The problem
Copy each line of the data below with the word "chart".

Records for this exercise

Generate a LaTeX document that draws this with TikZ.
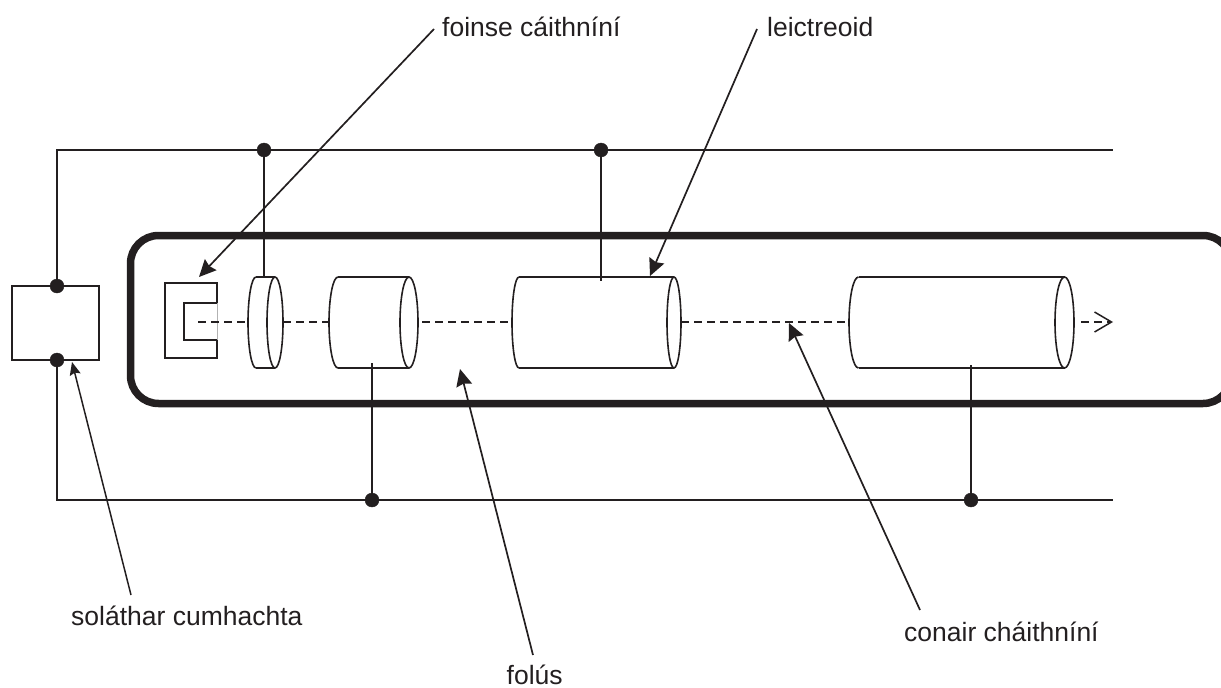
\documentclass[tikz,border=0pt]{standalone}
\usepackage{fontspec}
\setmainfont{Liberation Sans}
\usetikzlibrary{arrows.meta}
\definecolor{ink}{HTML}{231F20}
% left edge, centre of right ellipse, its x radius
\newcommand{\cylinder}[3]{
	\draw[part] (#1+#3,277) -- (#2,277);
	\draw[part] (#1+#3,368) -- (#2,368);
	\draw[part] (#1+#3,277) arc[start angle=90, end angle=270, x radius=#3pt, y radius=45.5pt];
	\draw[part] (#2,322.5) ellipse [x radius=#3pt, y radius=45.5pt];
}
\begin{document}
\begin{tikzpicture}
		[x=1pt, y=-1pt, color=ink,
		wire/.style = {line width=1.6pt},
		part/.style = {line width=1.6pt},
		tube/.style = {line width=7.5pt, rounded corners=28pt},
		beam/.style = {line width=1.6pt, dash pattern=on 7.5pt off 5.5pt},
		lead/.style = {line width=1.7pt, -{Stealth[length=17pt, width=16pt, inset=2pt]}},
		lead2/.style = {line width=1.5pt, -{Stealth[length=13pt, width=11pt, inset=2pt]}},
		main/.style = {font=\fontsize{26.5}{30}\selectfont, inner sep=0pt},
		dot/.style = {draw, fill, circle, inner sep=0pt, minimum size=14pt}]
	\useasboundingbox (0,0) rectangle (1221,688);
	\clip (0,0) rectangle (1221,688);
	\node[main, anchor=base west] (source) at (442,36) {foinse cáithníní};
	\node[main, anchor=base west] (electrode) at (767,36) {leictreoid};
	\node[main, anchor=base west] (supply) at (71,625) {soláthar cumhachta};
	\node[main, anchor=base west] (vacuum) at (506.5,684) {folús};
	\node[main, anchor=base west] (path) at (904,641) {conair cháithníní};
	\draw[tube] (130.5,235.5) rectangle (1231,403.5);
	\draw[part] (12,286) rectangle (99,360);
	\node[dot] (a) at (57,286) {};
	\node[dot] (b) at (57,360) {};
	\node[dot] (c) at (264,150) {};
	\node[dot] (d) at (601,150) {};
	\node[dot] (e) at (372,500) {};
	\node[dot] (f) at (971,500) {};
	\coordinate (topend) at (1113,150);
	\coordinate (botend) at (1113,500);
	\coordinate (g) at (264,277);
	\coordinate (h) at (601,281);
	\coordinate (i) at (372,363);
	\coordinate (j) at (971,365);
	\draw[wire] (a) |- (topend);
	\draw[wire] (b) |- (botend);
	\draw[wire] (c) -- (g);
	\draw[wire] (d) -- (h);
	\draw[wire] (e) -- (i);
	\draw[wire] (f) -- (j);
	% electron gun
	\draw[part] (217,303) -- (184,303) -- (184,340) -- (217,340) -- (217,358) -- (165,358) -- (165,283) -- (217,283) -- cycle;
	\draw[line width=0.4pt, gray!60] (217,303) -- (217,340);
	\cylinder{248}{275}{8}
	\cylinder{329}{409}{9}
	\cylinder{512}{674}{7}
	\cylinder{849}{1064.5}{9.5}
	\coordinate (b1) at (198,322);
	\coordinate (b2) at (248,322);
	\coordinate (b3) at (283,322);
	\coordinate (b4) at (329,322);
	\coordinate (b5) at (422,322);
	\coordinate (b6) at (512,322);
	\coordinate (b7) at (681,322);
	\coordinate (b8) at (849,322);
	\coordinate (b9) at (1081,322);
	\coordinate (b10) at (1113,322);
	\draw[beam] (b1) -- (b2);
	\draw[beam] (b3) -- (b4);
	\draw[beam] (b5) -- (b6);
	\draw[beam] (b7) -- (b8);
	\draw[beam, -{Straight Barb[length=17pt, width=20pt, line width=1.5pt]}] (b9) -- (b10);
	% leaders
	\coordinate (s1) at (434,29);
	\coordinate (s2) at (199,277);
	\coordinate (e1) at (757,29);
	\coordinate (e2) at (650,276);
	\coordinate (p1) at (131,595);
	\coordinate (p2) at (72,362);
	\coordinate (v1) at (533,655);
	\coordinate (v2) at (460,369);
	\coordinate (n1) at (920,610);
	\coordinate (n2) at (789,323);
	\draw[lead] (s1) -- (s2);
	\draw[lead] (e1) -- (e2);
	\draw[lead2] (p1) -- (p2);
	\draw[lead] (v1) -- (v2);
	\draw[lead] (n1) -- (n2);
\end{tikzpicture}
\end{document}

...

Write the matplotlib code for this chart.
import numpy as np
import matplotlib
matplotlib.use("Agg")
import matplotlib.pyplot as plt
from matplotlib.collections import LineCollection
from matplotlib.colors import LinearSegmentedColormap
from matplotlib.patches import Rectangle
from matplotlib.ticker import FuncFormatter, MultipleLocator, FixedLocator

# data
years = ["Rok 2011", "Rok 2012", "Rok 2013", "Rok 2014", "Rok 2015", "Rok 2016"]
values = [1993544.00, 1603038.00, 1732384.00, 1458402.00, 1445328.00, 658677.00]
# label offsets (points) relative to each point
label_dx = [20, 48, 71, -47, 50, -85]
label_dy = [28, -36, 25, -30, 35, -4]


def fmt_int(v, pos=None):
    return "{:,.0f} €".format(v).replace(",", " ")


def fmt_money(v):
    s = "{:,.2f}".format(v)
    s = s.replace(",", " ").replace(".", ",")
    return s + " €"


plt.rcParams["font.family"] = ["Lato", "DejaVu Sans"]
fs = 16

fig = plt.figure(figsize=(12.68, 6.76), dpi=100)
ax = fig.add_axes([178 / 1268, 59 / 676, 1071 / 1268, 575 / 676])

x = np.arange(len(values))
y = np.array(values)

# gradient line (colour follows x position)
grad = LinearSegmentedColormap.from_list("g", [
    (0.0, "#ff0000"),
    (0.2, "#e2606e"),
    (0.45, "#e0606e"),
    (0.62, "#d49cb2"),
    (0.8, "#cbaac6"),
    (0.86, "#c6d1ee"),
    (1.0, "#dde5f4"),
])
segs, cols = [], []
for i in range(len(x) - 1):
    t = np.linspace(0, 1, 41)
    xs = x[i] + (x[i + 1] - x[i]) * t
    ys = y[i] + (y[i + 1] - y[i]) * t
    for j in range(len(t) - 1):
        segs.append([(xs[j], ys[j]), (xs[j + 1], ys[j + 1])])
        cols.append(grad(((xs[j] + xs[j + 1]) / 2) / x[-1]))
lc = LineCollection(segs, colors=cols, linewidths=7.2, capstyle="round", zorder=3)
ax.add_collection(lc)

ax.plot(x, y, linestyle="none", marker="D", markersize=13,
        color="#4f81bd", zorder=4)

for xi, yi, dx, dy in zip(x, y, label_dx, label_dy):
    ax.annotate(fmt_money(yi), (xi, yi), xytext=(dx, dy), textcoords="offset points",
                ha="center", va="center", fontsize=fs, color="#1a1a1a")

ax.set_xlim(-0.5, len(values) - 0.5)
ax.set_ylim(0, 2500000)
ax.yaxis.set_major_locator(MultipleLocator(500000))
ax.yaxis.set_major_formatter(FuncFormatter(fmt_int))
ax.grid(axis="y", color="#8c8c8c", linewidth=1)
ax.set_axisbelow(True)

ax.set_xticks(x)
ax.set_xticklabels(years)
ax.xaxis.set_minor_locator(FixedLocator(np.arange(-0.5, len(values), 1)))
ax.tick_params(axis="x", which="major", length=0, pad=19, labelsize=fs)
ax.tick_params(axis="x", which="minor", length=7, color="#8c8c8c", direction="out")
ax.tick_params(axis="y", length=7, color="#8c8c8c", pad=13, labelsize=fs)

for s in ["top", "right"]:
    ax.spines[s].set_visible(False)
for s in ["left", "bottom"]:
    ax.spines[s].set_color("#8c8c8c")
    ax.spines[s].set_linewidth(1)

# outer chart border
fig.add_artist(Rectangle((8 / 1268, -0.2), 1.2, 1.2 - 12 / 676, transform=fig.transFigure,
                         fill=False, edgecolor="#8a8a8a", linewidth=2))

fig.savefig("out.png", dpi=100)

Correct answer
Write the matplotlib code for this chart.
# outer chart border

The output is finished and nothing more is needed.